Sea Turtle (also tracked as Cosmic Wolf, Marbled Dust [Microsoft], Silicon, Teal Kurma [PwC / Hunt.io], UNC1326 [Mandiant], and MITRE ATT&CK G1041) is a Turkish-state-aligned cyber-espionage cluster active since at least early 2017, publicly disclosed and named by Cisco Talos in April 2019 in a report titled "DNS Hijacking Abuses Trust In Core Internet Service / Sea Turtle." The cluster is widely assessed by Cisco Talos, Microsoft, PwC Threat Intelligence, Hunt.io, Mandiant, and other vendor research teams to operate in alignment with Turkish state interests, most likely on behalf of the Turkish National Intelligence Organization (Millî Istihbarat Teşkilatı, MIT) or affiliated Turkish state entities. No formal US, UK, EU, or other government attribution has been issued.
the Turkish-state-aligned framing should be treated as suspected rather than formally confirmed. Sea Turtle is one of the most operationally distinctive clusters in the publicly-tracked APT landscape because its signature tradecraft, large-scale compromise of DNS registrars, DNS registries, and DNS-providing organizations to redirect victim DNS records to attacker-controlled infrastructure, represents a novel and consequential attack on the trust model of the global DNS system. The cluster's April 2019 disclosure by Cisco Talos documented 40+ confirmed victim organizations across 13 countries, including national government ministries (foreign affairs, defense, intelligence) in Greece, Cyprus, Albania, Armenia, and Iraqi Kurdistan.
telecommunications providers and ISPs in the same regions.
ICT and ICT-services vendors.
ccTLD registry operations (including activity adjacent to Sweden's .se ccTLD); and US-based research and academic institutions. The disclosure was widely credited as a turning point in DNS-infrastructure- security awareness and triggered substantial follow-on response including CISA Emergency Directive 19-01 (issued in January 2019, preceding Talos's full public disclosure), ICANN Security and Stability Advisory Committee analysis, and broad industry hardening of DNS-management account security. Operationally the DNS-hijacking tradecraft proceeds in approximate pattern: (1) credential phishing or supply-chain compromise against DNS-registrar, DNS-registry, or DNS-providing-organization personnel.
(2) authentication into DNS-management portals using stolen credentials.
(3) modification of victim DNS records to point to attacker-controlled IP addresses.

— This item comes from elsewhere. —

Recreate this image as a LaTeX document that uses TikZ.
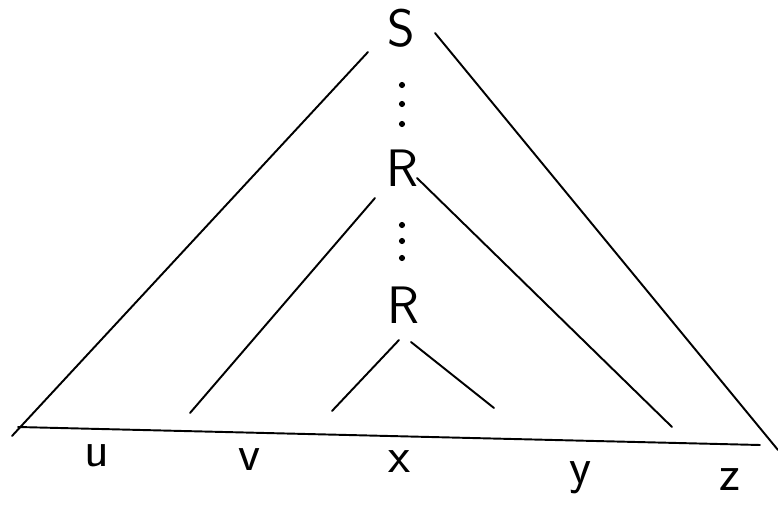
\documentclass[tikz,border=0pt]{standalone}
\usepackage{tikz}
\usetikzlibrary{positioning}

\begin{document}
\begin{tikzpicture}[
    x=0.02cm, y=-0.02cm,
    var/.style={inner sep=1pt, font=\sffamily\fontsize{30}{35}\selectfont},
    leaf/.style={inner sep=1pt, font=\sffamily\fontsize{29}{34}\selectfont},
    edge/.style={line width=1.1pt, line cap=round},
    dot/.style={circle, fill=black, inner sep=0pt, minimum size=3.5pt}
]
    \useasboundingbox (0,0) rectangle (778,510);

    % Nonterminals
    \node[var] (S) at (401,28) {S};
    \node[var] (R1) at (402,168) {R};
    \node[var] (R2) at (403,305) {R};

    % Ends on the yield line
    \coordinate (b0) at (12,436);
    \coordinate (b1) at (190,413);
    \coordinate (b2) at (332,411);
    \coordinate (b3) at (494,408);
    \coordinate (b4) at (672,427);
    \coordinate (b5) at (778,450);
    \coordinate (base0) at (18,427);
    \coordinate (base1) at (760,445);

    % Outer triangle
    \draw[edge] (S) ++(-33,24) -- (b0);
    \draw[edge] (S) ++(34,5) -- (b5);
    \draw[edge] (base0) -- (base1);

    % Middle triangle
    \draw[edge] (R1) ++(-27,30) -- (b1);
    \draw[edge] (R1) ++(15,10) -- (b4);

    % Inner triangle
    \draw[edge] (R2) ++(-4,35) -- (b2);
    \draw[edge] (R2) ++(8,37) -- (b3);

    % Dotted paths
    \foreach \yy [count=\i] in {85,104,124} \node[dot] (d\i) at (402,\yy) {};
    \foreach \yy [count=\i] in {225,241,258} \node[dot] (e\i) at (402,\yy) {};

    % Yield
    \node[leaf] (u) at (97,456) {u};
    \node[leaf] (v) at (250,460) {v};
    \node[leaf] (x) at (400,462) {x};
    \node[leaf] (y) at (580,478) {y};
    \node[leaf] (z) at (730,480) {z};
\end{tikzpicture}
\end{document}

(4) issuance of attacker-controlled TLS certificates for the victim's domains using Let's Encrypt or other ACME-based certificate authorities that validate via DNS-challenge or HTTP-challenge against the now- attacker-controlled infrastructure.
(5) terminate inbound TLS at attacker infrastructure, harvest credentials from the victim's users, and selectively pass through or proxy traffic to the legitimate victim infrastructure to maintain plausibility. The tradecraft requires no exploitation of the victim's own network perimeter and provides credential-and-content collection against the victim's entire user base, a substantially higher-leverage compromise than a perimeter intrusion. Beyond the DNS-hijacking signature the cluster operates more conventional tradecraft including credential-phishing kits targeting Google, Microsoft, and Apple accounts, exploitation of public-facing vulnerabilities in Cisco network equipment (CVE-2017-3881, CVE-2017-6736), and use of conventional tooling including Mimikatz, Cobalt Strike, modified OpenSSH clients, Python loaders, and the SnappyTCP Linux ELF backdoor disclosed by PwC / Hunt.io in 2023 under the Teal Kurma naming. A handful of operational notes: First, the cluster is operationally distinct from earlier DNS-hijacking-focused activity attributed to "DNSpionage" (Cisco Talos's earlier tracking of a related-but-separate Iranian-aligned DNS-targeting cluster, sometimes confused with Sea Turtle in early reporting). DNSpionage is widely treated as separate. Second, the cluster's targeting of Iranian-opposition entities abroad, alongside Turkish geopolitical interest in countering Iranian regional influence, has occasionally caused confusion with Iranian-state-aligned activity. Sea Turtle's toolkit and tradecraft remain distinctively cluster-specific. Third, the Turkish-state-aligned attribution, though widely accepted across vendor research, rests on victimology and operational analysis rather than on formal state attribution. Treat the MIT-tasking framing as suspected. Fourth, the cluster's continued operations despite high-visibility April 2019 disclosure, the CISA emergency directive, and substantial industry response, documented in the July 2019 Talos follow-up and in continued PwC / Hunt.io / Microsoft tracking through 2024, illustrate the operational discipline and sustained state-tasking-driven motivation of the cluster.